Roebben greift demgegenüber auf Begriffe zurück, die im Vergleich zu der technokratischen Sprache seltsam, gewissermaßen altertümlich wirken: Milde, Seele, Liebe, Geheimnis, Spiritualität, um nur einige zu nennen. Dazu kommt u.a. das Plädoyer für Langsamkeit. Es werden Metaphern verwendet, wenn er etwa den Lehrerberuf mit dem Können eines Jazzperformers oder Seiltänzer vergleicht. In diesem Sprachgebrauch findet Ausdruck, was tiefste Überzeugung des Verfassers ist: Richtschnur für den Beruf des Lehrers sind nicht irgendwelche Interessen von dritter Seite (Gesellschaft, Wirtschaft, Kirche o.ä.), sondern sind die Heranwachsenden; um deren – emphatisch gesprochen – Mensch- bzw.

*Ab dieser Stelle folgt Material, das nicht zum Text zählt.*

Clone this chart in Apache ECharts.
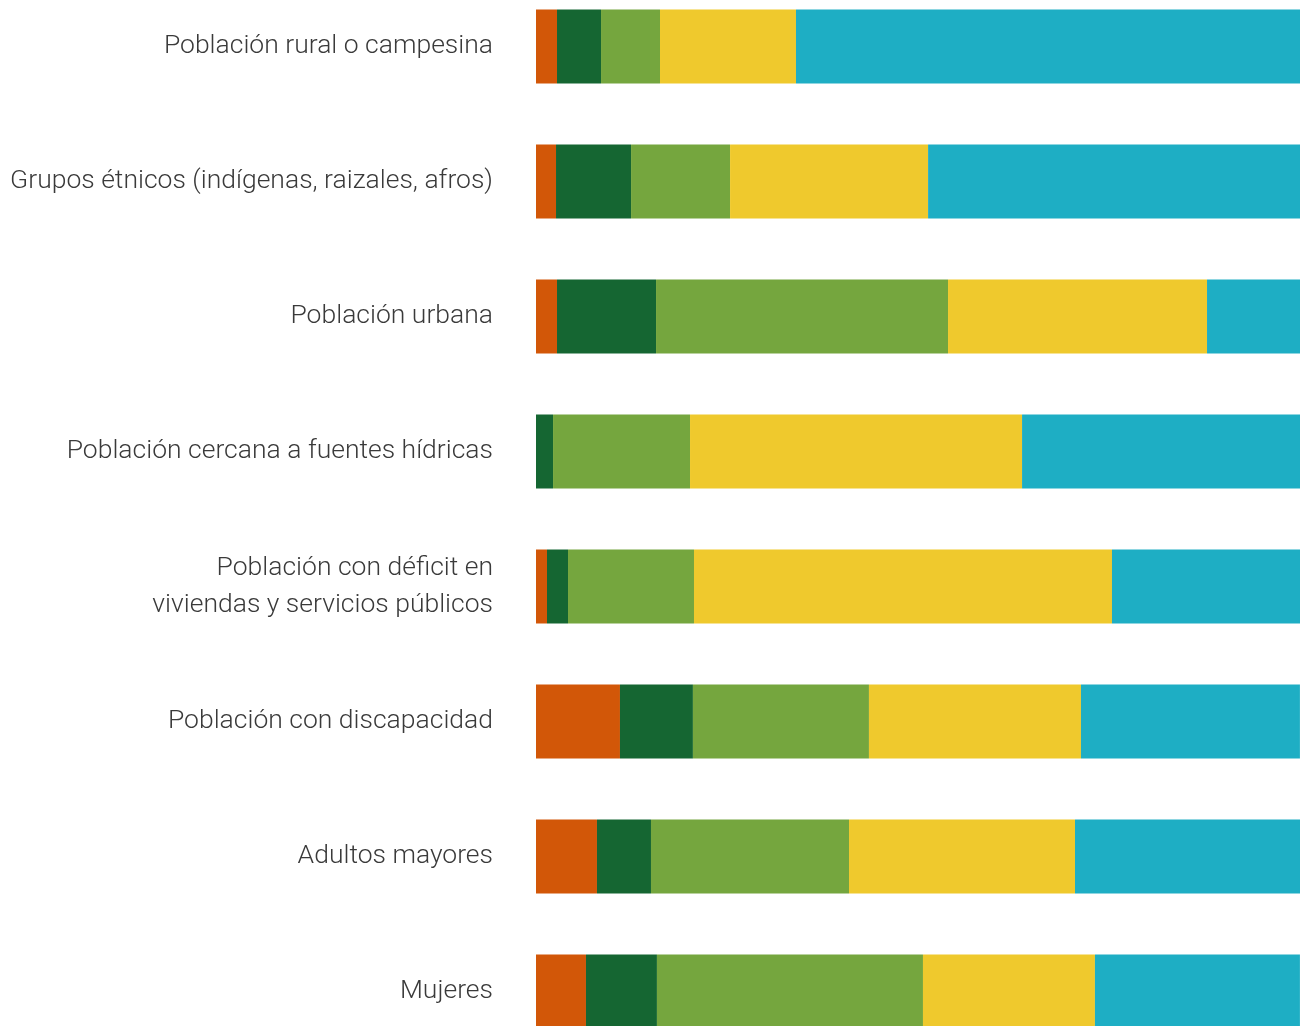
<!DOCTYPE html>
<html>
<head>
<meta charset="utf-8">
<script src="https://cdn.jsdelivr.net/npm/echarts@6/dist/echarts.min.js"></script>
<style>
html,body{margin:0;padding:0;background:#fff;overflow:hidden;}
#chart{position:absolute;left:0;top:-21.5px;width:1303px;height:1100px;}
</style>
</head>
<body>
<div id="chart"></div>
<script>
const categories = [
  "Población rural o campesina",
  "Grupos étnicos (indígenas, raizales, afros)",
  "Población urbana",
  "Población cercana a fuentes hídricas",
  "Población con déficit en\nviviendas y servicios públicos",
  "Población con discapacidad",
  "Adultos mayores",
  "Mujeres"
];
const seriesNames = ["s1", "s2", "s3", "s4", "s5"];
const s1 = [2.75, 2.62, 2.75, 0, 1.44, 10.99, 7.98, 6.54];
const s2 = [5.76, 9.82, 12.96, 2.23, 2.75, 9.55, 7.07, 9.29];
const s3 = [7.72, 12.96, 38.22, 17.93, 16.49, 23.04, 25.92, 34.82];
const s4 = [17.80, 25.92, 33.90, 43.46, 54.71, 27.75, 29.58, 22.51];
const s5 = [65.97, 48.69, 12.17, 36.39, 24.61, 28.66, 29.45, 26.83];
const colors = ["#D25708", "#156632", "#75A63E", "#EFC92D", "#1EAEC4"];

const allData = [s1, s2, s3, s4, s5];
const chart = echarts.init(document.getElementById('chart'), null, {renderer: 'canvas'});
chart.setOption({
  backgroundColor: '#ffffff',
  animation: false,
  grid: {left: 536, right: 3, top: 0, height: 1080, containLabel: false},
  xAxis: {
    type: 'value', min: 0, max: 100,
    show: false
  },
  yAxis: {
    type: 'category', data: categories, inverse: true,
    axisLine: {show: false}, axisTick: {show: false}, splitLine: {show: false},
    axisLabel: {
      margin: 43, color: '#3a3a3a', fontSize: 26.5, fontWeight: 300,
      fontFamily: 'Roboto, "Noto Sans", sans-serif', lineHeight: 37, align: 'right'
    }
  },
  series: allData.map((d, i) => ({
    name: seriesNames[i], type: 'bar', stack: 'total', data: d,
    barWidth: 74, itemStyle: {color: colors[i]}
  }))
});
</script>
</body>
</html>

Subjektwerdung als Entfaltung ihrer je unverwechselbar zukommenden Würde ist es zu tun, und zwar mithilfe der verfügbaren Wissensbestände, die sich dafür als hilfreich und unterstützend erweisen. Es sind gewissermaßen die beiden Pole einer Ellipse, zwischen denen sich das Tun des Lehrers bzw. der Lehrerin bewegt: das objektivierte Fachwissen, über das er oder sie für den Unterricht verfügt, und die Person des Schülers bzw. der Schülerin, dem bzw. der damit zur besseren Orientierung für ihr Leben und zur Wahrnehmung ihrer Verantwortung zur Gestaltung der Welt verholfen werden soll. Von daher ist der Lehrerberuf für Roebben nicht bloß ein Beruf im Sinne eines Jobs, sondern er ist Berufung, die nicht zuletzt die Betreffenden in ihrem eigenen Mensch- bzw. Personsein beansprucht und zu ständiger Selbstreflexion anhält.